Stated task:
Print all of the data exactly.

━━━ Given material

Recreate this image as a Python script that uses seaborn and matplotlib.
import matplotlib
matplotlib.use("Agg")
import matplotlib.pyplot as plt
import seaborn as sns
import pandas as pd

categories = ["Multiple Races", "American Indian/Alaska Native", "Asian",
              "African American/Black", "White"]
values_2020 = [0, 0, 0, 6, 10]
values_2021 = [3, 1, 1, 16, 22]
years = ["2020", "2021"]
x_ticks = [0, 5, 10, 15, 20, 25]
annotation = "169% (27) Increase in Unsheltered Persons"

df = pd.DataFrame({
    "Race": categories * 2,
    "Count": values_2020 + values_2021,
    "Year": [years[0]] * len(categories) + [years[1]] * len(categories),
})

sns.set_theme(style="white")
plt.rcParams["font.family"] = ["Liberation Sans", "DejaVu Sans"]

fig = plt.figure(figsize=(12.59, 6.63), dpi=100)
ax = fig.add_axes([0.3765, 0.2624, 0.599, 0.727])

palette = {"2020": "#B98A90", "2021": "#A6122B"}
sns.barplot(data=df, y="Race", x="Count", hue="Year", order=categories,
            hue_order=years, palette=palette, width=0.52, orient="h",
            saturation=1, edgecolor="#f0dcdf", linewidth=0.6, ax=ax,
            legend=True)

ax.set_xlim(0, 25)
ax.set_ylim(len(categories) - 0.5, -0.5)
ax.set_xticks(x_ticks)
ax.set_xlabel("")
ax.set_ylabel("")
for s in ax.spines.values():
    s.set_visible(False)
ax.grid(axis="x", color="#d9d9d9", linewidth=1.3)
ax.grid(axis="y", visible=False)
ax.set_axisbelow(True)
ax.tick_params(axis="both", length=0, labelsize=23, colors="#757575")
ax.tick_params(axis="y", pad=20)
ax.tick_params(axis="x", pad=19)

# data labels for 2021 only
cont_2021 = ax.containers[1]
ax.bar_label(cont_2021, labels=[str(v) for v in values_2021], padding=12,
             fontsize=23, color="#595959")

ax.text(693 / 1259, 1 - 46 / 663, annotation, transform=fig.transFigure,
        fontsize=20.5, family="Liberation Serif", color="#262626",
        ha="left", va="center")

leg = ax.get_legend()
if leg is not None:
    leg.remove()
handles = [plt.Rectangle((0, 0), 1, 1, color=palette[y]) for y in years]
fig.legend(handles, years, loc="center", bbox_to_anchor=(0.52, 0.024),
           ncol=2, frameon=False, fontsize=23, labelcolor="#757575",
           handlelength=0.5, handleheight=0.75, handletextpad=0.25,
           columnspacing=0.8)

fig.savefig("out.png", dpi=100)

━━━━━━

Written response:
Recreate this image as a Python script that uses seaborn and matplotlib.
import matplotlib
matplotlib.use("Agg")
import matplotlib.pyplot as plt
import seaborn as sns
import pandas as pd

categories = ["Multiple Races", "American Indian/Alaska Native", "Asian",
              "African American/Black", "White"]
values_2020 = [0, 0, 0, 6, 10]
values_2021 = [3, 1, 1, 16, 22]
years = ["2020", "2021"]
x_ticks = [0, 5, 10, 15, 20, 25]
annotation = "169% (27) Increase in Unsheltered Persons"

df = pd.DataFrame({
    "Race": categories * 2,
    "Count": values_2020 + values_2021,
    "Year": [years[0]] * len(categories) + [years[1]] * len(categories),
})

sns.set_theme(style="white")
plt.rcParams["font.family"] = ["Liberation Sans", "DejaVu Sans"]

fig = plt.figure(figsize=(12.59, 6.63), dpi=100)
ax = fig.add_axes([0.3765, 0.2624, 0.599, 0.727])

palette = {"2020": "#B98A90", "2021": "#A6122B"}
sns.barplot(data=df, y="Race", x="Count", hue="Year", order=categories,
            hue_order=years, palette=palette, width=0.52, orient="h",
            saturation=1, edgecolor="#f0dcdf", linewidth=0.6, ax=ax,
            legend=True)

ax.set_xlim(0, 25)
ax.set_ylim(len(categories) - 0.5, -0.5)
ax.set_xticks(x_ticks)
ax.set_xlabel("")
ax.set_ylabel("")
for s in ax.spines.values():
    s.set_visible(False)
ax.grid(axis="x", color="#d9d9d9", linewidth=1.3)
ax.grid(axis="y", visible=False)
ax.set_axisbelow(True)
ax.tick_params(axis="both", length=0, labelsize=23, colors="#757575")
ax.tick_params(axis="y", pad=20)
ax.tick_params(axis="x", pad=19)

# data labels for 2021 only
cont_2021 = ax.containers[1]
ax.bar_label(cont_2021, labels=[str(v) for v in values_2021], padding=12,
             fontsize=23, color="#595959")

ax.text(693 / 1259, 1 - 46 / 663, annotation, transform=fig.transFigure,
        fontsize=20.5, family="Liberation Serif", color="#262626",
        ha="left", va="center")

leg = ax.get_legend()
if leg is not None:
    leg.remove()
handles = [plt.Rectangle((0, 0), 1, 1, color=palette[y]) for y in years]
fig.legend(handles, years, loc="center", bbox_to_anchor=(0.52, 0.024),
           ncol=2, frameon=False, fontsize=23, labelcolor="#757575",
           handlelength=0.5, handleheight=0.75, handletextpad=0.25,
           columnspacing=0.8)

fig.savefig("out.png", dpi=100)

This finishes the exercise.